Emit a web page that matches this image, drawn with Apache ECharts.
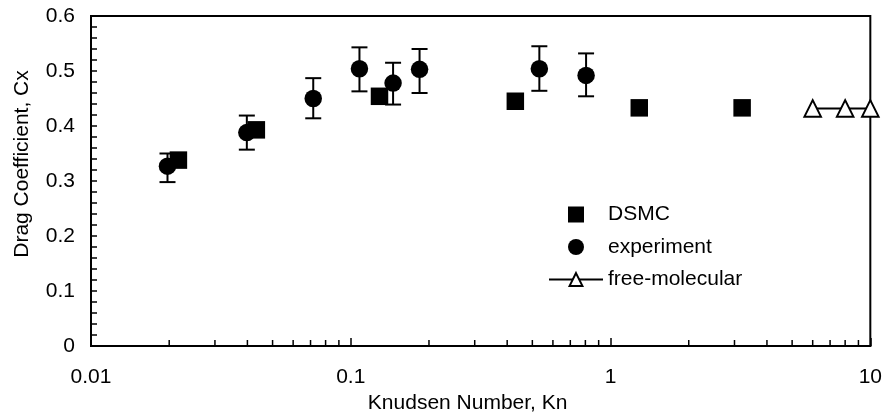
<!DOCTYPE html>
<html>
<head>
<meta charset="utf-8">
<script src="https://cdn.jsdelivr.net/npm/echarts@6/dist/echarts.min.js"></script>
<style>
  html, body { margin: 0; padding: 0; background: #fff; }
  #chart { width: 885px; height: 419px; }
</style>
</head>
<body>
<div id="chart"></div>
<script>
  // DSMC results
  var dsmcKn = [0.0217, 0.0433, 0.129, 0.43, 1.29, 3.21]
  var dsmcCx = [0.338, 0.393, 0.454, 0.445, 0.433, 0.433]

  // experiment with error bars
  var expKn = [0.0197, 0.0398, 0.0717, 0.108, 0.1455, 0.184, 0.532, 0.805]
  var expCx = [0.327, 0.388, 0.450, 0.504, 0.478, 0.503, 0.504, 0.492]
  var expLow = [0.298, 0.357, 0.414, 0.463, 0.439, 0.460, 0.464, 0.454]
  var expHigh = [0.350, 0.419, 0.487, 0.543, 0.515, 0.540, 0.545, 0.532]

  // free-molecular limit
  var freeKn = [6, 8, 10]
  var freeCx = [0.432, 0.432, 0.432]

  var xTickLabels = ['0.01', '0.1', '1', '10']
  var yTickLabels = ['0', '0.1', '0.2', '0.3', '0.4', '0.5', '0.6']
  var xMinorTicks = [0.02, 0.03, 0.04, 0.05, 0.06, 0.07, 0.08, 0.09,
                     0.2, 0.3, 0.4, 0.5, 0.6, 0.7, 0.8, 0.9,
                     2, 3, 4, 5, 6, 7, 8, 9]

  var FONT = "'Liberation Sans', Arial, sans-serif"
  var SQUARE = 'path://M0,0L10,0L10,10L0,10Z'

  var chart = echarts.init(document.getElementById('chart'))

  var option = {
    animation: false,
    textStyle: { fontFamily: FONT, color: '#000' },
    grid: {
      left: 91, right: 13, top: 16, bottom: 67,
      show: true,
      borderColor: '#000',
      borderWidth: 2
    },
    legend: {
      orient: 'vertical',
      left: 543,
      top: 199,
      itemWidth: 54,
      itemHeight: 16,
      itemGap: 11.5,
      selectedMode: false,
      textStyle: { fontSize: 21, color: '#000', fontFamily: FONT },
      data: [
        { name: 'DSMC', icon: SQUARE },
        'experiment',
        'free-molecular'
      ]
    },
    xAxis: {
      type: 'log',
      logBase: 10,
      min: 0.01,
      max: 10,
      name: 'Knudsen Number, Kn',
      nameLocation: 'middle',
      nameGap: 47,
      nameTextStyle: { fontSize: 21, color: '#000', padding: [0, 26, 0, 0] },
      axisLine: { lineStyle: { color: '#000', width: 2 } },
      axisTick: { inside: true, length: 8, lineStyle: { color: '#000', width: 1.5 } },
      axisLabel: {
        fontSize: 21, color: '#000', margin: 21,
        formatter: function (v, i) { return xTickLabels[i] }
      },
      splitLine: { show: false }
    },
    yAxis: {
      type: 'value',
      min: 0,
      max: 0.6,
      interval: 0.1,
      name: 'Drag Coefficient, Cx',
      nameLocation: 'middle',
      nameGap: 58,
      nameTextStyle: { fontSize: 21, color: '#000', padding: [0, 0, 0, 34] },
      axisLine: { show: true, lineStyle: { color: '#000', width: 2 } },
      axisTick: { show: true, inside: true, length: 6, lineStyle: { color: '#000', width: 1.5 } },
      minorTick: { show: true, splitNumber: 5, length: 6, lineStyle: { color: '#000', width: 1.5 } },
      axisLabel: {
        fontSize: 21, color: '#000', margin: 16,
        formatter: function (v, i) { return yTickLabels[i] }
      },
      splitLine: { show: false }
    },
    series: [
      {
        // minor log ticks on the x axis
        name: 'xminor',
        type: 'custom',
        silent: true,
        clip: false,
        data: xMinorTicks.map(function (v) { return [v, 0] }),
        renderItem: function (params, api) {
          var p = api.coord([api.value(0), 0])
          return {
            type: 'line',
            shape: { x1: p[0], y1: p[1], x2: p[0], y2: p[1] - 6 },
            style: { stroke: '#000', lineWidth: 1.5 }
          }
        }
      },
      {
        name: 'errorbars',
        type: 'custom',
        silent: true,
        clip: false,
        data: expKn.map(function (k, i) { return [k, expLow[i], expHigh[i]] }),
        renderItem: function (params, api) {
          var lo = api.coord([api.value(0), api.value(1)])
          var hi = api.coord([api.value(0), api.value(2)])
          var cap = 8
          var st = { stroke: '#000', lineWidth: 2 }
          return {
            type: 'group',
            children: [
              { type: 'line', shape: { x1: lo[0], y1: lo[1], x2: hi[0], y2: hi[1] }, style: st },
              { type: 'line', shape: { x1: lo[0] - cap, y1: lo[1], x2: lo[0] + cap, y2: lo[1] }, style: st },
              { type: 'line', shape: { x1: hi[0] - cap, y1: hi[1], x2: hi[0] + cap, y2: hi[1] }, style: st }
            ]
          }
        }
      },
      {
        name: 'DSMC',
        type: 'scatter',
        symbol: 'rect',
        symbolSize: 17.5,
        itemStyle: { color: '#000', opacity: 1 },
        data: dsmcKn.map(function (k, i) { return [k, dsmcCx[i]] })
      },
      {
        name: 'experiment',
        type: 'scatter',
        symbol: 'circle',
        symbolSize: 17.5,
        itemStyle: { color: '#000', opacity: 1 },
        data: expKn.map(function (k, i) { return [k, expCx[i]] })
      },
      {
        name: 'free-molecular',
        type: 'line',
        symbol: 'triangle',
        symbolSize: 16.5,
        showAllSymbol: true,
        clip: false,
        lineStyle: { color: '#000', width: 2 },
        itemStyle: { color: '#fff', borderColor: '#000', borderWidth: 2 },
        data: freeKn.map(function (k, i) { return [k, freeCx[i]] })
      }
    ]
  }

  chart.setOption(option)
</script>
</body>
</html>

================

What you have to do:
Repeat the listing above exactly, with no pictures.

Correct answer:
Emit a web page that matches this image, drawn with Apache ECharts.
<!DOCTYPE html>
<html>
<head>
<meta charset="utf-8">
<script src="https://cdn.jsdelivr.net/npm/echarts@6/dist/echarts.min.js"></script>
<style>
  html, body { margin: 0; padding: 0; background: #fff; }
  #chart { width: 885px; height: 419px; }
</style>
</head>
<body>
<div id="chart"></div>
<script>
  // DSMC results
  var dsmcKn = [0.0217, 0.0433, 0.129, 0.43, 1.29, 3.21]
  var dsmcCx = [0.338, 0.393, 0.454, 0.445, 0.433, 0.433]

  // experiment with error bars
  var expKn = [0.0197, 0.0398, 0.0717, 0.108, 0.1455, 0.184, 0.532, 0.805]
  var expCx = [0.327, 0.388, 0.450, 0.504, 0.478, 0.503, 0.504, 0.492]
  var expLow = [0.298, 0.357, 0.414, 0.463, 0.439, 0.460, 0.464, 0.454]
  var expHigh = [0.350, 0.419, 0.487, 0.543, 0.515, 0.540, 0.545, 0.532]

  // free-molecular limit
  var freeKn = [6, 8, 10]
  var freeCx = [0.432, 0.432, 0.432]

  var xTickLabels = ['0.01', '0.1', '1', '10']
  var yTickLabels = ['0', '0.1', '0.2', '0.3', '0.4', '0.5', '0.6']
  var xMinorTicks = [0.02, 0.03, 0.04, 0.05, 0.06, 0.07, 0.08, 0.09,
                     0.2, 0.3, 0.4, 0.5, 0.6, 0.7, 0.8, 0.9,
                     2, 3, 4, 5, 6, 7, 8, 9]

  var FONT = "'Liberation Sans', Arial, sans-serif"
  var SQUARE = 'path://M0,0L10,0L10,10L0,10Z'

  var chart = echarts.init(document.getElementById('chart'))

  var option = {
    animation: false,
    textStyle: { fontFamily: FONT, color: '#000' },
    grid: {
      left: 91, right: 13, top: 16, bottom: 67,
      show: true,
      borderColor: '#000',
      borderWidth: 2
    },
    legend: {
      orient: 'vertical',
      left: 543,
      top: 199,
      itemWidth: 54,
      itemHeight: 16,
      itemGap: 11.5,
      selectedMode: false,
      textStyle: { fontSize: 21, color: '#000', fontFamily: FONT },
      data: [
        { name: 'DSMC', icon: SQUARE },
        'experiment',
        'free-molecular'
      ]
    },
    xAxis: {
      type: 'log',
      logBase: 10,
      min: 0.01,
      max: 10,
      name: 'Knudsen Number, Kn',
      nameLocation: 'middle',
      nameGap: 47,
      nameTextStyle: { fontSize: 21, color: '#000', padding: [0, 26, 0, 0] },
      axisLine: { lineStyle: { color: '#000', width: 2 } },
      axisTick: { inside: true, length: 8, lineStyle: { color: '#000', width: 1.5 } },
      axisLabel: {
        fontSize: 21, color: '#000', margin: 21,
        formatter: function (v, i) { return xTickLabels[i] }
      },
      splitLine: { show: false }
    },
    yAxis: {
      type: 'value',
      min: 0,
      max: 0.6,
      interval: 0.1,
      name: 'Drag Coefficient, Cx',
      nameLocation: 'middle',
      nameGap: 58,
      nameTextStyle: { fontSize: 21, color: '#000', padding: [0, 0, 0, 34] },
      axisLine: { show: true, lineStyle: { color: '#000', width: 2 } },
      axisTick: { show: true, inside: true, length: 6, lineStyle: { color: '#000', width: 1.5 } },
      minorTick: { show: true, splitNumber: 5, length: 6, lineStyle: { color: '#000', width: 1.5 } },
      axisLabel: {
        fontSize: 21, color: '#000', margin: 16,
        formatter: function (v, i) { return yTickLabels[i] }
      },
      splitLine: { show: false }
    },
    series: [
      {
        // minor log ticks on the x axis
        name: 'xminor',
        type: 'custom',
        silent: true,
        clip: false,
        data: xMinorTicks.map(function (v) { return [v, 0] }),
        renderItem: function (params, api) {
          var p = api.coord([api.value(0), 0])
          return {
            type: 'line',
            shape: { x1: p[0], y1: p[1], x2: p[0], y2: p[1] - 6 },
            style: { stroke: '#000', lineWidth: 1.5 }
          }
        }
      },
      {
        name: 'errorbars',
        type: 'custom',
        silent: true,
        clip: false,
        data: expKn.map(function (k, i) { return [k, expLow[i], expHigh[i]] }),
        renderItem: function (params, api) {
          var lo = api.coord([api.value(0), api.value(1)])
          var hi = api.coord([api.value(0), api.value(2)])
          var cap = 8
          var st = { stroke: '#000', lineWidth: 2 }
          return {
            type: 'group',
            children: [
              { type: 'line', shape: { x1: lo[0], y1: lo[1], x2: hi[0], y2: hi[1] }, style: st },
              { type: 'line', shape: { x1: lo[0] - cap, y1: lo[1], x2: lo[0] + cap, y2: lo[1] }, style: st },
              { type: 'line', shape: { x1: hi[0] - cap, y1: hi[1], x2: hi[0] + cap, y2: hi[1] }, style: st }
            ]
          }
        }
      },
      {
        name: 'DSMC',
        type: 'scatter',
        symbol: 'rect',
        symbolSize: 17.5,
        itemStyle: { color: '#000', opacity: 1 },
        data: dsmcKn.map(function (k, i) { return [k, dsmcCx[i]] })
      },
      {
        name: 'experiment',
        type: 'scatter',
        symbol: 'circle',
        symbolSize: 17.5,
        itemStyle: { color: '#000', opacity: 1 },
        data: expKn.map(function (k, i) { return [k, expCx[i]] })
      },
      {
        name: 'free-molecular',
        type: 'line',
        symbol: 'triangle',
        symbolSize: 16.5,
        showAllSymbol: true,
        clip: false,
        lineStyle: { color: '#000', width: 2 },
        itemStyle: { color: '#fff', borderColor: '#000', borderWidth: 2 },
        data: freeKn.map(function (k, i) { return [k, freeCx[i]] })
      }
    ]
  }

  chart.setOption(option)
</script>
</body>
</html>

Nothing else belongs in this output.